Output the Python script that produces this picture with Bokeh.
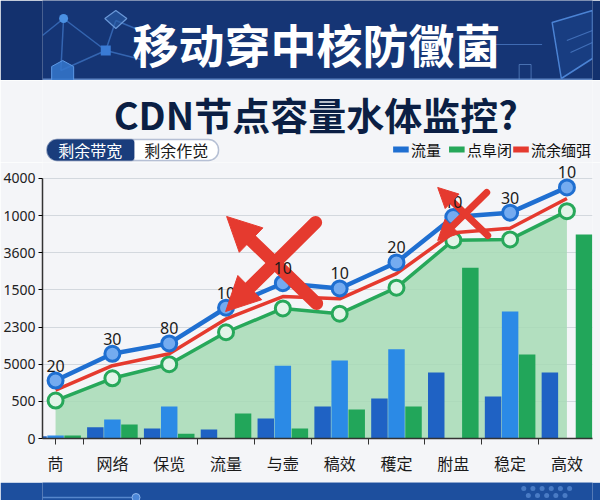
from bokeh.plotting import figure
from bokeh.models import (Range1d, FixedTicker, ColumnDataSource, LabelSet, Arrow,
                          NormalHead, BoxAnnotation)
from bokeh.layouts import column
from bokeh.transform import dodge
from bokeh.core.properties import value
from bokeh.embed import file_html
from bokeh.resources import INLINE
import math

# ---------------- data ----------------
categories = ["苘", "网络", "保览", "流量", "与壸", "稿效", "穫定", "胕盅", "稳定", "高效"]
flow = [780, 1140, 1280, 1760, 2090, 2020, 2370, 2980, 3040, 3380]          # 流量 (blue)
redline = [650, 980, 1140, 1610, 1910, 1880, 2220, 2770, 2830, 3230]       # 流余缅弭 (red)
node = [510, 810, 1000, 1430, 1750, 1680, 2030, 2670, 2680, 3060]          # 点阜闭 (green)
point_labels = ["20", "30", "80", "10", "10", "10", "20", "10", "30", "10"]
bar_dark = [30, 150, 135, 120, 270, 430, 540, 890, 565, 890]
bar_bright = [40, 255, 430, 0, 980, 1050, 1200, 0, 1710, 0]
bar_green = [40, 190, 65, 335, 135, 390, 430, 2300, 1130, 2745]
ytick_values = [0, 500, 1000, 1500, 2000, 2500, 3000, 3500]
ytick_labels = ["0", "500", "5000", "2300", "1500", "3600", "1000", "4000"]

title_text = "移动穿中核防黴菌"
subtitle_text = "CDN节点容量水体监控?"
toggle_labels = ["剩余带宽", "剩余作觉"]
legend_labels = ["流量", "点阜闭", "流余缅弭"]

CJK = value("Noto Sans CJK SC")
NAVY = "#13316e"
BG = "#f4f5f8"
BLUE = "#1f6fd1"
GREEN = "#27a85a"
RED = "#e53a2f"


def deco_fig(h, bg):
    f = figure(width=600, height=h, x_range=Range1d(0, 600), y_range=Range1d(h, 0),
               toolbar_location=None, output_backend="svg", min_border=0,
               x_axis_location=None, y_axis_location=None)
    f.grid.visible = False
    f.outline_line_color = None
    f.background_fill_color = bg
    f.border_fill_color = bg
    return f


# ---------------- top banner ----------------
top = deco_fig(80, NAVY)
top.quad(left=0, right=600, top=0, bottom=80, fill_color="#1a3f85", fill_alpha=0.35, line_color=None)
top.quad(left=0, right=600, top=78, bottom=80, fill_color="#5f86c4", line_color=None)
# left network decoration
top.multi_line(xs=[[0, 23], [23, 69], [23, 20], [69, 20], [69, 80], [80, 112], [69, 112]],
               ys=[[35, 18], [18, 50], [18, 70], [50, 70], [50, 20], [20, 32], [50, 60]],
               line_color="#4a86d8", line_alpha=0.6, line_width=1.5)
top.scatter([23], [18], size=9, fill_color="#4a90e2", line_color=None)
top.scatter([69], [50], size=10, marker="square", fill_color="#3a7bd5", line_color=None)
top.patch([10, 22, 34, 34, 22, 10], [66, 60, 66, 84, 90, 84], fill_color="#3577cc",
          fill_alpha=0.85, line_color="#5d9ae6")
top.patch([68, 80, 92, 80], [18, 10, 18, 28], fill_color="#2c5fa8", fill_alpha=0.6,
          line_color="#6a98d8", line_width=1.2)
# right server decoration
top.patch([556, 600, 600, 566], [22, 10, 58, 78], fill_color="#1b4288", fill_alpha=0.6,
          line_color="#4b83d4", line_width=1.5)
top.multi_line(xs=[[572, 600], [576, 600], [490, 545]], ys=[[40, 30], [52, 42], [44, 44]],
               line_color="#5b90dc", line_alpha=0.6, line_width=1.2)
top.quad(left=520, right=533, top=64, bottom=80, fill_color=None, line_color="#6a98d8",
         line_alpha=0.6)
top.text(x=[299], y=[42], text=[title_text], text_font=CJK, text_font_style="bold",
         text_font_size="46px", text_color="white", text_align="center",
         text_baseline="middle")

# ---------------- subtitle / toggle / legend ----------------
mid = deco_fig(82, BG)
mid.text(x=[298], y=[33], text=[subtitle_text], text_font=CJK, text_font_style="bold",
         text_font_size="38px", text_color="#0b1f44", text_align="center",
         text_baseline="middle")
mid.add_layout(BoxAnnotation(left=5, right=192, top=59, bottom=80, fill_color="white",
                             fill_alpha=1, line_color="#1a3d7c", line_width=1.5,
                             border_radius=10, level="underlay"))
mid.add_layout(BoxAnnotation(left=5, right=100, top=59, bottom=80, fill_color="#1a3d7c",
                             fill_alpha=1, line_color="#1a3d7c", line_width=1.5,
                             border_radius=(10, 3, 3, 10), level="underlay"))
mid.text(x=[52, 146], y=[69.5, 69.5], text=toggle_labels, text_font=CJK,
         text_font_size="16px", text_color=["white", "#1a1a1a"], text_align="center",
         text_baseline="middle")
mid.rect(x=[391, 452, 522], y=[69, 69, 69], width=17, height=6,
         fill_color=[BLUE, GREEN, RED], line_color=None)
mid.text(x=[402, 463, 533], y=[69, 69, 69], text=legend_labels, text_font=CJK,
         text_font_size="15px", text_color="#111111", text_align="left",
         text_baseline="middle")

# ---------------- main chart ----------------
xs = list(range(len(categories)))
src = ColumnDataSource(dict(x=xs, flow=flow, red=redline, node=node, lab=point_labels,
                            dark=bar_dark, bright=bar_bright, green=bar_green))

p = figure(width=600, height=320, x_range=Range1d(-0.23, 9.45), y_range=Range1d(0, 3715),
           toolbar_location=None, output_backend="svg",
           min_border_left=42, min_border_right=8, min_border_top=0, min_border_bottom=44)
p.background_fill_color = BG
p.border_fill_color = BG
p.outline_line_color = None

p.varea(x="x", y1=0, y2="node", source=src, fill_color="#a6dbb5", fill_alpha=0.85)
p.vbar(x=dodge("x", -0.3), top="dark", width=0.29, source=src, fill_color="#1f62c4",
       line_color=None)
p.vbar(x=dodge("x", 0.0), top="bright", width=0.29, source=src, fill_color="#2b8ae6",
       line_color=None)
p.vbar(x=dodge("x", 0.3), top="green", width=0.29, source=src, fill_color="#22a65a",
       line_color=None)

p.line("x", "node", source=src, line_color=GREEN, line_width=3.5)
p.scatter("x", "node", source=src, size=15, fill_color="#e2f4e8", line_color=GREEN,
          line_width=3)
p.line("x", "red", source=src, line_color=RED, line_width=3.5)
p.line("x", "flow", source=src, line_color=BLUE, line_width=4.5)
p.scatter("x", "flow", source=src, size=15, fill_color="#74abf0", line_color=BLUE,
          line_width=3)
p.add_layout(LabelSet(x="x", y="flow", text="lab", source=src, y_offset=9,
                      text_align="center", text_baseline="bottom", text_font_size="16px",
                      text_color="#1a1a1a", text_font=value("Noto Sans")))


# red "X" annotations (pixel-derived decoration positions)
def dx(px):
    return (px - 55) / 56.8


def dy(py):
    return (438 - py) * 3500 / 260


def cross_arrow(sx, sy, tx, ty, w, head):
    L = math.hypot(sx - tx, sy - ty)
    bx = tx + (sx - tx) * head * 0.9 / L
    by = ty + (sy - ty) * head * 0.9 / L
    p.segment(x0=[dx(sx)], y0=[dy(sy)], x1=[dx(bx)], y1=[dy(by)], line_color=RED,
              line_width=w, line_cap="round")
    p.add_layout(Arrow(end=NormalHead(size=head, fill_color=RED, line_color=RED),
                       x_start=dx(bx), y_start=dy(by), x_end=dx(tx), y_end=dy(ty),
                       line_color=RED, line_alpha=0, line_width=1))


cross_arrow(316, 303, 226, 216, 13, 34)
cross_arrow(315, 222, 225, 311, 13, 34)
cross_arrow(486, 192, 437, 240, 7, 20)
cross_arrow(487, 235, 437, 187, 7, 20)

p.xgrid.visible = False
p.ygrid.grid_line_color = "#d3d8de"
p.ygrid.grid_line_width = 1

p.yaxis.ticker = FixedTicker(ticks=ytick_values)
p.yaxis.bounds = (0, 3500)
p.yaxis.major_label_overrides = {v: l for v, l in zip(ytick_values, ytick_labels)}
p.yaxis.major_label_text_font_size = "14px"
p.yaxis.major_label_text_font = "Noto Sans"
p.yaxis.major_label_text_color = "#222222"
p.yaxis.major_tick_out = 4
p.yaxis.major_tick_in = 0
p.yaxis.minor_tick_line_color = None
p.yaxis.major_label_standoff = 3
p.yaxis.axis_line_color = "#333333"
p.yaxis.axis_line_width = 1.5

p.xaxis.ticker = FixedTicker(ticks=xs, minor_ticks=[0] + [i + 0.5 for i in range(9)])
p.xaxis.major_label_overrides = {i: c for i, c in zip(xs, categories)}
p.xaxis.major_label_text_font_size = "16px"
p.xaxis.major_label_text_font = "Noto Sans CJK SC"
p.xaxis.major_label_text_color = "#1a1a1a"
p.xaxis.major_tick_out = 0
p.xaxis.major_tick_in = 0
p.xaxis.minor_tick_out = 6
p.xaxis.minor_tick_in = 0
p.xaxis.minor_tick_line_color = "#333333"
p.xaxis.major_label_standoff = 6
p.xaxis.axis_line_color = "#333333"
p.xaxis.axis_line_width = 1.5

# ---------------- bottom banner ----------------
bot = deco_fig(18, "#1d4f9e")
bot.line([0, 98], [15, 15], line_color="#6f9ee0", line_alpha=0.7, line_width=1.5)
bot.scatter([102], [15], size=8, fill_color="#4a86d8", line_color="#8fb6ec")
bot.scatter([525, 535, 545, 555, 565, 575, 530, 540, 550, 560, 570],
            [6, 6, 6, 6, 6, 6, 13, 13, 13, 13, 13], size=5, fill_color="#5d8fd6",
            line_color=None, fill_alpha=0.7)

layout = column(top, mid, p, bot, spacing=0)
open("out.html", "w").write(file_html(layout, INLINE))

● **WHAT IS EXPECTED**
Skip the pictures, please, and transcribe only the lines from the beginning of the material through the one that contains "import math".

● **CORRECT RESULT**
Output the Python script that produces this picture with Bokeh.
from bokeh.plotting import figure
from bokeh.models import (Range1d, FixedTicker, ColumnDataSource, LabelSet, Arrow,
                          NormalHead, BoxAnnotation)
from bokeh.layouts import column
from bokeh.transform import dodge
from bokeh.core.properties import value
from bokeh.embed import file_html
from bokeh.resources import INLINE
import math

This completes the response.